De interviewer vraagt door: ‘Een dag waarop je van jezelf walgde?’ Johnny Hallyday (1943-2017) denkt even na terwijl zijn gesprekspartner hem een ontboezeming probeert te ontlokken. ‘Ja’, zegt hij te langen leste, ogenschijnlijk schuldbewust. ‘Daar baal je vast van’, houdt de interviewer aan. ‘Nee’, antwoordt Hallyday ferm. Hij laat vervolgens zijn tanden zien. Een glimlach. Soort van. En dan is het zover: ook de niet Hallyday-fan is helemaal verkocht.

Nog bijna drie uur te gaan. Van dat ongenaakbare gelaat. De onmiskenbare oerkracht daarachter. En, niet te vergeten, als spiegel van een getormenteerde ziel: die ogen. Helblauw. Hard. Dodelijk, als het moet. In deze serie snijden de makers Alexandre Danchin en Jonathan Gallaud interviewfragmenten uit allerlei tijdsgewrichten dwars door elkaar heen. Zoveel verschillende incarnaties van Johnny. Elke keer nét anders. En toch precies hetzelfde. Onweerstaanbaar.

James Dean, Herman Brood, Elvis in Vegas, Mad Max en Johnny Cash ineen. Een onverbeterlijke meidengek, drinkebroer, cokesnuiver, brokkenpiloot, tabloidster, potsenmaker, has-been, rijpe man, pseudo-Hells Angel en megalomane rockster. In een groter dan grootst leven kreeg hij, tussen alle optredens, affaires en drinkgelagen door, ook nog te maken met belastingontduiking, een zelfmoordpoging, Russische roulette, een auto-ongeluk en een mislukte Amerikaanse droom.

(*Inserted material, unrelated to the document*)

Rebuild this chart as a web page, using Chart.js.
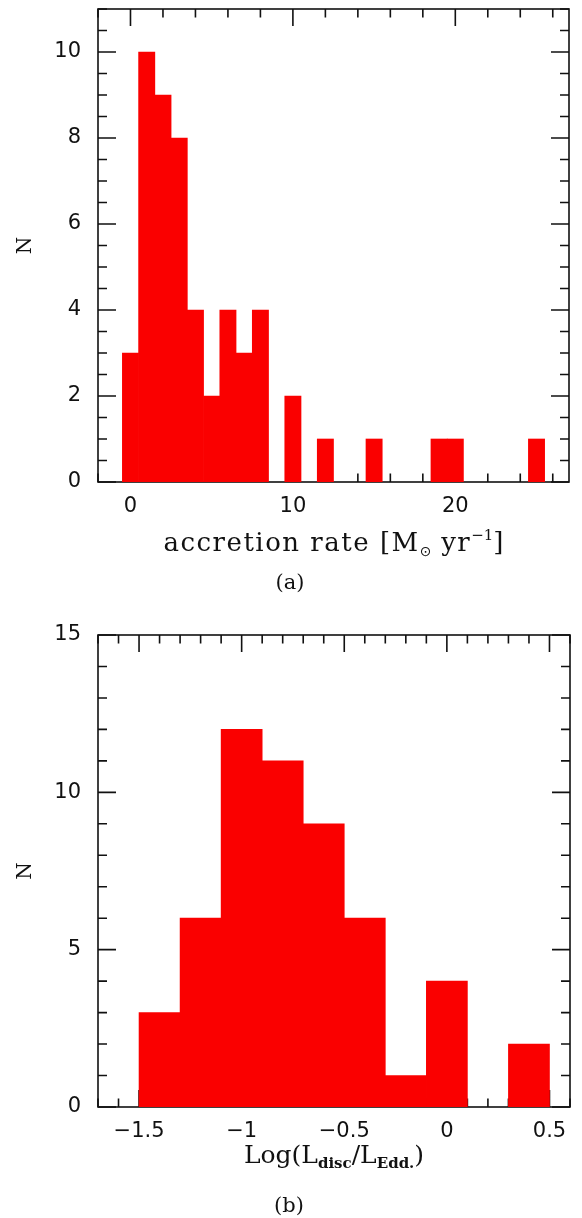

Alle hoogte- en dieptepunten hebben hun plek gevonden binnen een hallucinante, bombastische en opwindende vertelling, ingekaderd met off screen-quotes van mensen die de man achter de ster hebben leren kennen. Het turbulente leven van Jean-Philippe Smet, alias Johnny Hallyday, dat doortrokken lijkt te zijn geweest van pure doodsverachting of -drift – tis maar hoe je ernaar kijkt – en dat hier met ontzettend veel bravoure wordt opgediend.